This book is a pastiche of Battle Hymn of the Tiger Mother. It substitutes matriarchs attempting to create divine children with teachers (at Michaela free school in north London) trying to shape disciplined and erudite scholars.

Both rely on the same premise: a strict, no-nonsense and rigorous regime underpinned with fierce competition because the outside world is cold and unforgiving. These wards will serve you, thank you (even for a detention) while the Tiger looks on proudly. It is not so much a battle hymn the teachers are singing but a haka cry.

Joe Kirby writes an interesting chapter on curriculum design; mapping out and overlapping subjects chronologically. It makes perfect sense. However, the book goes downhill after this. A didactic, teaching-me-to-suck-eggs chapter was flick through-able which I did… quickly. Each subsequent chapter uses a similar format: criticise “most schools in England”, intersperse with “research says” then triumphantly announce “we did this and it works perfectly”. It became tiresome. Whatever magic the teachers believe they possess, it is overshadowed by criticising “most” schools.

It is not so much a battle hymn the teachers are singing but a haka cry

Their success is built on others’ failure, yet relies on the false impression that most schools are inadequate. In fact, more children are reaching expected key stage standards, more schools in England are now rated good and outstanding than ever before and the most successful region for school improvement is Michaela’s own. Other schools are not broken.

I also wonder how poor the students are (one, we are told, has a tutor that the parents pay for) and whether families mind being labelled as “disadvantaged” and stereotyped as feeding their children sugary cereals in a “language-deprived” environment. The feeder primaries may also feel aggrieved. Students that they have nurtured for the past seven years are labelled as being unable to hold eye contact or use cutlery, turning up cussing and making misogynistic insults, some defecating in the urinals. Within a week of boot camp, this changes.

At what cost is this transformation? Even lunchtime is controlled with themes given to students, “Here’s your vegetable pie and a Brexit discussion.

Under no circumstances must you talk about Honey G.” There are no displays, windows have blinds to keep the daylight out and the students’ minds in. Dreaming prohibited.

The sparrows in Game of Thrones remind me of the Tiger Teachers. It’s the virtuousness: nothing seems to go wrong. God knows I have days where I question whether I know anything at all. In Battle Hymn, however, teachers ooze with self-assurance, chapters drip with certainty and the book punches you in the face.

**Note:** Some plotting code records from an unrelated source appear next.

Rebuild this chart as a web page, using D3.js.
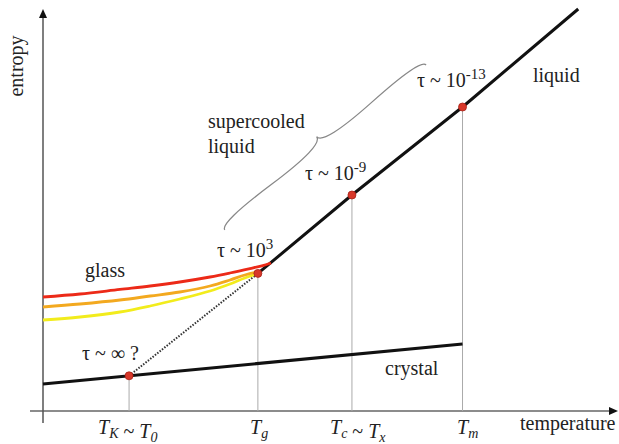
<!DOCTYPE html>
<html>
<head>
<meta charset="utf-8">
<script src="https://cdn.jsdelivr.net/npm/d3@7"></script>
<style>
  body { margin: 0; background: #fff; }
  svg text { font-family: "Liberation Serif", "Times New Roman", Times, "DejaVu Serif", serif; fill: #222; }
</style>
</head>
<body>
<script>
// temperature / entropy in arbitrary units (0..100 on both axes)
var tickNames = ['TK', 'Tg', 'Tc', 'Tm'];
var tickTemps = [15.1, 37.7, 54.2, 73.6];

var liquidT = [37.7, 54.2, 73.6, 93.9];
var liquidS = [34.4, 54.0, 76.0, 100.5];

var crystalT = [0, 73.6];
var crystalS = [6.75, 16.75];

var dotT = [15.1, 37.7, 54.2, 73.6];
var dotS = [8.8, 34.4, 54.0, 76.0];

var redT = [0, 6.5, 13.5, 18.8, 24, 29.3, 32.8, 36.3, 38.4, 40.0];
var redS = [28.5, 29.25, 30.4, 31.25, 32.25, 33.5, 34.5, 35.6, 36.3, 37.0];
var orangeT = [0, 6.5, 13.5, 18.8, 24, 29.3, 32.8, 35.4, 37.5];
var orangeS = [26, 26.75, 27.75, 28.75, 29.75, 31.25, 32.75, 34, 34.75];
var yellowT = [0, 6.5, 13.5, 18.8, 24, 29.3, 32.8, 35.4, 37.4];
var yellowS = [22.75, 23.5, 24.75, 26.25, 28, 30, 31.75, 33.25, 34.25];

var tauLabels = ['∞ ?', '10', '10', '10'];
var tauExps = ['', '3', '-9', '-13'];

var svg = d3.select('body').append('svg')
    .attr('width', 619)
    .attr('height', 444)
    .attr('font-family', '"Liberation Serif", "Times New Roman", serif');

var x = d3.scaleLinear().domain([0, 100]).range([43, 613]);
var y = d3.scaleLinear().domain([0, 100]).range([411, 11]);

function zip(a, b) { return a.map(function(v, i) { return [v, b[i]]; }); }

var line = d3.line()
    .x(function(d) { return x(d[0]); })
    .y(function(d) { return y(d[1]); });
var smooth = d3.line()
    .x(function(d) { return x(d[0]); })
    .y(function(d) { return y(d[1]); })
    .curve(d3.curveCatmullRom);

// axes
svg.append('line')
    .attr('x1', 30).attr('x2', 612)
    .attr('y1', y(0)).attr('y2', y(0))
    .attr('stroke', '#666').attr('stroke-width', 1.3);
svg.append('path')
    .attr('d', 'M618,' + y(0) + ' l-9,-4 l0,8 z')
    .attr('fill', '#111');
svg.append('line')
    .attr('x1', x(0)).attr('x2', x(0))
    .attr('y1', 16).attr('y2', 423)
    .attr('stroke', '#555').attr('stroke-width', 1.5);
svg.append('path')
    .attr('d', 'M' + x(0) + ',9 l-4,9 l8,0 z')
    .attr('fill', '#111');

// drop lines
svg.selectAll('.drop').data(tickTemps).enter().append('line')
    .attr('class', 'drop')
    .attr('x1', function(d) { return x(d); })
    .attr('x2', function(d) { return x(d); })
    .attr('y1', function(d, i) { return y(dotS[i]); })
    .attr('y2', y(0))
    .attr('stroke', '#aaa').attr('stroke-width', 1);

// crystal
svg.append('path')
    .attr('d', line(zip(crystalT, crystalS)))
    .attr('fill', 'none').attr('stroke', '#111').attr('stroke-width', 3);

// ideal glass (dotted)
svg.append('path')
    .attr('d', line([[dotT[0], dotS[0]], [dotT[1], dotS[1]]]))
    .attr('fill', 'none').attr('stroke', '#333').attr('stroke-width', 2)
    .attr('stroke-dasharray', '1.5,1.5');

// liquid
svg.append('path')
    .attr('d', line(zip(liquidT, liquidS)))
    .attr('fill', 'none').attr('stroke', '#111').attr('stroke-width', 3);

// glasses
[[yellowT, yellowS, '#f2ec1c'], [orangeT, orangeS, '#f3a91f'], [redT, redS, '#ec2a18']].forEach(function(g) {
    svg.append('path')
        .attr('d', smooth(zip(g[0], g[1])))
        .attr('fill', 'none').attr('stroke', g[2]).attr('stroke-width', 2.8);
});

// dots
svg.selectAll('.dot').data(zip(dotT, dotS)).enter().append('circle')
    .attr('class', 'dot')
    .attr('cx', function(d) { return x(d[0]); })
    .attr('cy', function(d) { return y(d[1]); })
    .attr('r', 4)
    .attr('fill', '#d8382a').attr('stroke', '#a82218').attr('stroke-width', 0.8);

// brace over the supercooled part
function brace(x1, y1, x2, y2, w, q) {
    var dx = x1 - x2, dy = y1 - y2;
    var len = Math.sqrt(dx * dx + dy * dy);
    dx = dx / len; dy = dy / len;
    var qx1 = x1 + q * w * dy, qy1 = y1 - q * w * dx;
    var qx2 = (x1 - .25 * len * dx) + (1 - q) * w * dy, qy2 = (y1 - .25 * len * dy) - (1 - q) * w * dx;
    var tx1 = (x1 - .5 * len * dx) + w * dy, ty1 = (y1 - .5 * len * dy) - w * dx;
    var qx3 = x2 + q * w * dy, qy3 = y2 - q * w * dx;
    var qx4 = (x1 - .75 * len * dx) + (1 - q) * w * dy, qy4 = (y1 - .75 * len * dy) - (1 - q) * w * dx;
    return 'M' + x1 + ',' + y1 + ' Q' + qx1 + ',' + qy1 + ' ' + qx2 + ',' + qy2 + ' T' + tx1 + ',' + ty1 +
        ' M' + x2 + ',' + y2 + ' Q' + qx3 + ',' + qy3 + ' ' + qx4 + ',' + qy4 + ' T' + tx1 + ',' + ty1;
}
svg.append('path')
    .attr('d', brace(x(67.2), y(86.5), x(31.9), y(45.3), 14, 0.6))
    .attr('fill', 'none').attr('stroke', '#888').attr('stroke-width', 1.3);

// tau labels
var tauPos = [[82, 360], [217, 257], [305, 180], [417, 87]];
tauPos.forEach(function(p, i) {
    var t = svg.append('text')
        .attr('x', p[0]).attr('y', p[1])
        .attr('font-size', 20);
    t.append('tspan').text('τ ~ ' + tauLabels[i]);
    if (tauExps[i]) {
        t.append('tspan').attr('dy', -8).attr('font-size', 15).text(tauExps[i]);
    }
});

// words
var words = [['glass', 85, 277], ['supercooled', 208, 128], ['liquid', 208, 153],
    ['liquid', 533, 82], ['crystal', 385, 375], ['temperature', 520, 430]];
words.forEach(function(w) {
    svg.append('text')
        .attr('x', w[1]).attr('y', w[2])
        .attr('font-size', 20)
        .text(w[0]);
});

svg.append('text')
    .attr('transform', 'translate(23,66) rotate(-90)')
    .attr('text-anchor', 'middle')
    .attr('font-size', 20)
    .text('entropy');

// tick labels (italic T with subscripts)
var tickParts = [[['T', 'K'], [' ~ '], ['T', '0']], [['T', 'g']], [['T', 'c'], [' ~ '], ['T', 'x']], [['T', 'm']]];
var tickStart = [98, 250, 330, 457];
tickParts.forEach(function(parts, i) {
    var t = svg.append('text')
        .attr('x', tickStart[i]).attr('y', 434)
        .attr('font-size', 20)
        .attr('font-style', 'italic');
    parts.forEach(function(p) {
        if (p.length == 1) {
            t.append('tspan').attr('font-style', 'normal').text(p[0]);
        } else {
            t.append('tspan').text(p[0]);
            t.append('tspan').attr('dy', 4).attr('font-size', 14).text(p[1]);
            t.append('tspan').attr('dy', -4).text('');
        }
    });
});
</script>
</body>
</html>
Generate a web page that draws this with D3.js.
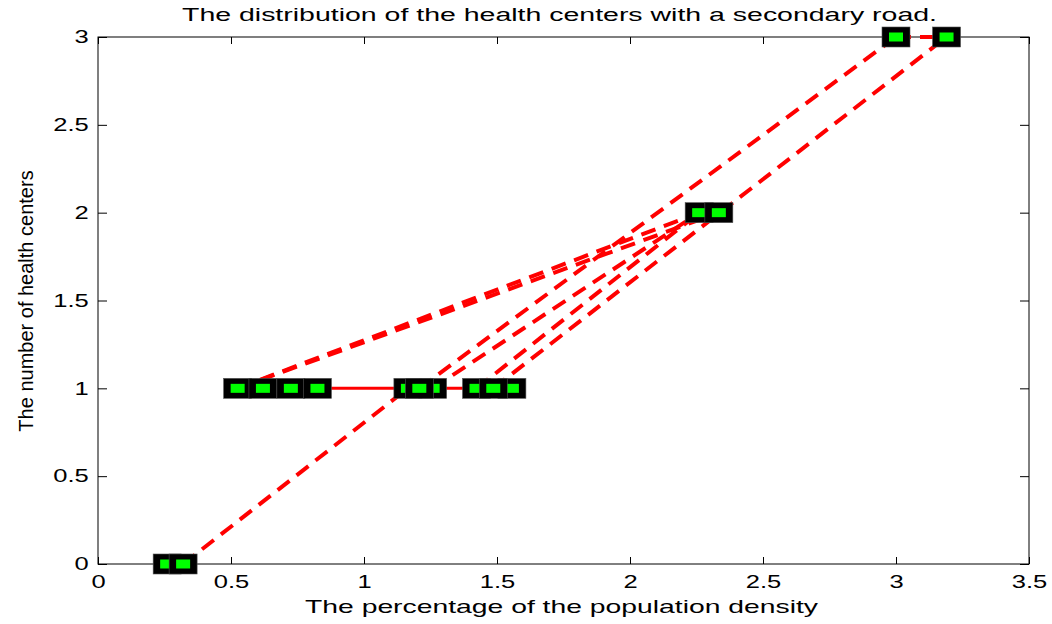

It reminds me of extreme ironing: impressive, but completely unnecessary

Staff at Michaela play misunderstood heroes, ahead of their time and persecuted for their beliefs. Cynics might argue that they revel in the attention but this is denied. Why, I then wonder, put a false claim on the front of the book? “THIS BOOK SHOULD BE BANNED” it screams like controversial tomes before it. The quote, however, is not from “the blob”, outraged by Michaela’s traditional methods, but BFF and fellow provocateur, Toby Young.

The other half of the quotation “because parents will want the same for their children” hides inside. A devious publisher’s device to court controversy, which perfectly highlights the marketing strategy. In short, it offers a veneer of effortless perfection driven by a hidden system of suffocating micro-management.

The Tigers question everyone other than themselves. They won’t adjust for SEND; nevertheless, clients must obey unquestioningly. No parent partnership. No excuses. Love is conditional.

It reminds me of extreme ironing: impressive, but completely unnecessary. A school is a school is a school. With strong leadership, committed teachers, consistency and a clear identity, all schools do well. Michaela has the correct ingredients to be successful but it’s not the faddy ideas in this book that make it so.